━━━━━ Data provided ━━━━━
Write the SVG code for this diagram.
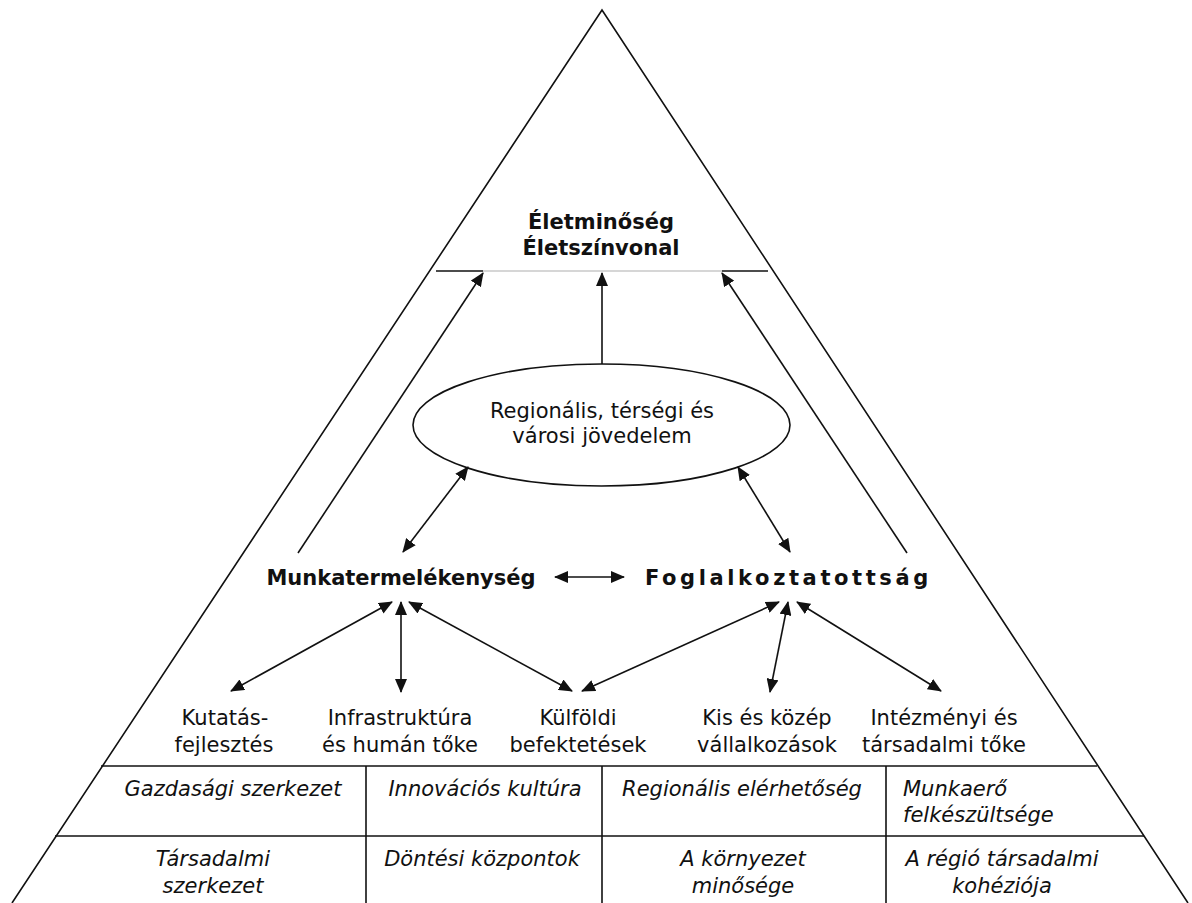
<svg xmlns="http://www.w3.org/2000/svg" width="1192" height="903" viewBox="0 0 1192 903">
<style>
.ln{fill:none;stroke:#111;stroke-width:1.6}
.t{font-family:"DejaVu Sans","Verdana",sans-serif;font-size:21px;fill:#111;text-anchor:middle}
.b{font-weight:bold}
.i{font-style:italic}
.ar{fill:none;stroke:#111;stroke-width:1.6;marker-end:url(#ah)}
.dar{fill:none;stroke:#111;stroke-width:1.6;marker-start:url(#ah);marker-end:url(#ah)}
</style>
<defs>
<marker id="ah" viewBox="0 0 14 12" refX="13" refY="6" markerWidth="14" markerHeight="12" markerUnits="userSpaceOnUse" orient="auto-start-reverse">
<path d="M0,0 L14,6 L0,12 z" fill="#111"/>
</marker>
</defs>
<rect width="1192" height="903" fill="#fff"/>
<g id="frame">
<path class="ln" d="M12,903 L602,10 L1188,903"/>
<line class="ln" x1="101" y1="766" x2="1097" y2="766"/>
<line class="ln" x1="55" y1="836" x2="1144" y2="836"/>
<line class="ln" x1="366" y1="766" x2="366" y2="903"/>
<line class="ln" x1="602" y1="766" x2="602" y2="903"/>
<line class="ln" x1="886" y1="766" x2="886" y2="903"/>
<line x1="483" y1="271" x2="722" y2="271" stroke="#c8c8c8" stroke-width="1.4"/>
<line class="ln" x1="436" y1="271" x2="483" y2="271"/>
<line class="ln" x1="722" y1="271" x2="768" y2="271"/>
</g>
<g id="node-eletminoseg">
<text class="t b" x="601" y="229">Életminőség</text>
<text class="t b" x="601" y="255">Életszínvonal</text>
</g>
<g id="node-jovedelem">
<ellipse cx="601.5" cy="425" rx="188.5" ry="61" class="ln"/>
<text class="t" x="602" y="418">Regionális, térségi és</text>
<text class="t" x="602" y="443">városi jövedelem</text>
</g>
<g id="node-munkatermelekenyseg">
<text class="t b" x="401" y="585">Munkatermelékenység</text>
</g>
<g id="node-foglalkoztatottsag">
<text class="t b" x="645" y="585" style="text-anchor:start;letter-spacing:3.6px">Foglalkoztatottság</text>
</g>
<g id="node-kutatas">
<text class="t" x="225" y="725">Kutatás-</text>
<text class="t" x="224" y="752">fejlesztés</text>
</g>
<g id="node-infrastruktura">
<text class="t" x="400" y="725">Infrastruktúra</text>
<text class="t" x="400" y="752">és humán tőke</text>
</g>
<g id="node-kulfoldi">
<text class="t" x="578" y="725">Külföldi</text>
<text class="t" x="578" y="752">befektetések</text>
</g>
<g id="node-kkv">
<text class="t" x="767" y="725">Kis és közép</text>
<text class="t" x="767" y="752">vállalkozások</text>
</g>
<g id="node-intezmenyi">
<text class="t" x="944" y="725">Intézményi és</text>
<text class="t" x="944" y="752">társadalmi tőke</text>
</g>
<g id="table">
<text class="t i" x="233" y="796">Gazdasági szerkezet</text>
<text class="t i" x="485" y="796">Innovációs kultúra</text>
<text class="t i" x="742" y="796">Regionális elérhetőség</text>
<text class="t i" x="903" y="796" style="text-anchor:start">Munkaerő</text>
<text class="t i" x="903" y="822" style="text-anchor:start">felkészültsége</text>
<text class="t i" x="213" y="866">Társadalmi</text>
<text class="t i" x="213" y="893">szerkezet</text>
<text class="t i" x="482" y="866">Döntési központok</text>
<text class="t i" x="743" y="866">A környezet</text>
<text class="t i" x="743" y="893">minősége</text>
<text class="t i" x="1002" y="866">A régió társadalmi</text>
<text class="t i" x="1002" y="893">kohéziója</text>
</g>
<g id="connectors">
<line class="ar" x1="298" y1="553" x2="483" y2="273"/>
<line class="ar" x1="602" y1="364" x2="602" y2="273"/>
<line class="ar" x1="907" y1="553" x2="722" y2="273"/>
<line class="dar" x1="403" y1="552" x2="468" y2="467"/>
<line class="dar" x1="790" y1="552" x2="738" y2="467"/>
<line class="dar" x1="555" y1="577" x2="624" y2="577"/>
<line class="dar" x1="392" y1="602" x2="231" y2="691"/>
<line class="dar" x1="401" y1="602" x2="401" y2="692"/>
<line class="dar" x1="409" y1="602" x2="572" y2="691"/>
<line class="dar" x1="779" y1="602" x2="582" y2="691"/>
<line class="dar" x1="788" y1="602" x2="770" y2="692"/>
<line class="dar" x1="797" y1="602" x2="941" y2="691"/>
</g>
</svg>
━━━━━
What is needed → Reproduce the listing above exactly, excluding all pictures.

Full output →
Write the SVG code for this diagram.
<svg xmlns="http://www.w3.org/2000/svg" width="1192" height="903" viewBox="0 0 1192 903">
<style>
.ln{fill:none;stroke:#111;stroke-width:1.6}
.t{font-family:"DejaVu Sans","Verdana",sans-serif;font-size:21px;fill:#111;text-anchor:middle}
.b{font-weight:bold}
.i{font-style:italic}
.ar{fill:none;stroke:#111;stroke-width:1.6;marker-end:url(#ah)}
.dar{fill:none;stroke:#111;stroke-width:1.6;marker-start:url(#ah);marker-end:url(#ah)}
</style>
<defs>
<marker id="ah" viewBox="0 0 14 12" refX="13" refY="6" markerWidth="14" markerHeight="12" markerUnits="userSpaceOnUse" orient="auto-start-reverse">
<path d="M0,0 L14,6 L0,12 z" fill="#111"/>
</marker>
</defs>
<rect width="1192" height="903" fill="#fff"/>
<g id="frame">
<path class="ln" d="M12,903 L602,10 L1188,903"/>
<line class="ln" x1="101" y1="766" x2="1097" y2="766"/>
<line class="ln" x1="55" y1="836" x2="1144" y2="836"/>
<line class="ln" x1="366" y1="766" x2="366" y2="903"/>
<line class="ln" x1="602" y1="766" x2="602" y2="903"/>
<line class="ln" x1="886" y1="766" x2="886" y2="903"/>
<line x1="483" y1="271" x2="722" y2="271" stroke="#c8c8c8" stroke-width="1.4"/>
<line class="ln" x1="436" y1="271" x2="483" y2="271"/>
<line class="ln" x1="722" y1="271" x2="768" y2="271"/>
</g>
<g id="node-eletminoseg">
<text class="t b" x="601" y="229">Életminőség</text>
<text class="t b" x="601" y="255">Életszínvonal</text>
</g>
<g id="node-jovedelem">
<ellipse cx="601.5" cy="425" rx="188.5" ry="61" class="ln"/>
<text class="t" x="602" y="418">Regionális, térségi és</text>
<text class="t" x="602" y="443">városi jövedelem</text>
</g>
<g id="node-munkatermelekenyseg">
<text class="t b" x="401" y="585">Munkatermelékenység</text>
</g>
<g id="node-foglalkoztatottsag">
<text class="t b" x="645" y="585" style="text-anchor:start;letter-spacing:3.6px">Foglalkoztatottság</text>
</g>
<g id="node-kutatas">
<text class="t" x="225" y="725">Kutatás-</text>
<text class="t" x="224" y="752">fejlesztés</text>
</g>
<g id="node-infrastruktura">
<text class="t" x="400" y="725">Infrastruktúra</text>
<text class="t" x="400" y="752">és humán tőke</text>
</g>
<g id="node-kulfoldi">
<text class="t" x="578" y="725">Külföldi</text>
<text class="t" x="578" y="752">befektetések</text>
</g>
<g id="node-kkv">
<text class="t" x="767" y="725">Kis és közép</text>
<text class="t" x="767" y="752">vállalkozások</text>
</g>
<g id="node-intezmenyi">
<text class="t" x="944" y="725">Intézményi és</text>
<text class="t" x="944" y="752">társadalmi tőke</text>
</g>
<g id="table">
<text class="t i" x="233" y="796">Gazdasági szerkezet</text>
<text class="t i" x="485" y="796">Innovációs kultúra</text>
<text class="t i" x="742" y="796">Regionális elérhetőség</text>
<text class="t i" x="903" y="796" style="text-anchor:start">Munkaerő</text>
<text class="t i" x="903" y="822" style="text-anchor:start">felkészültsége</text>
<text class="t i" x="213" y="866">Társadalmi</text>
<text class="t i" x="213" y="893">szerkezet</text>
<text class="t i" x="482" y="866">Döntési központok</text>
<text class="t i" x="743" y="866">A környezet</text>
<text class="t i" x="743" y="893">minősége</text>
<text class="t i" x="1002" y="866">A régió társadalmi</text>
<text class="t i" x="1002" y="893">kohéziója</text>
</g>
<g id="connectors">
<line class="ar" x1="298" y1="553" x2="483" y2="273"/>
<line class="ar" x1="602" y1="364" x2="602" y2="273"/>
<line class="ar" x1="907" y1="553" x2="722" y2="273"/>
<line class="dar" x1="403" y1="552" x2="468" y2="467"/>
<line class="dar" x1="790" y1="552" x2="738" y2="467"/>
<line class="dar" x1="555" y1="577" x2="624" y2="577"/>
<line class="dar" x1="392" y1="602" x2="231" y2="691"/>
<line class="dar" x1="401" y1="602" x2="401" y2="692"/>
<line class="dar" x1="409" y1="602" x2="572" y2="691"/>
<line class="dar" x1="779" y1="602" x2="582" y2="691"/>
<line class="dar" x1="788" y1="602" x2="770" y2="692"/>
<line class="dar" x1="797" y1="602" x2="941" y2="691"/>
</g>
</svg>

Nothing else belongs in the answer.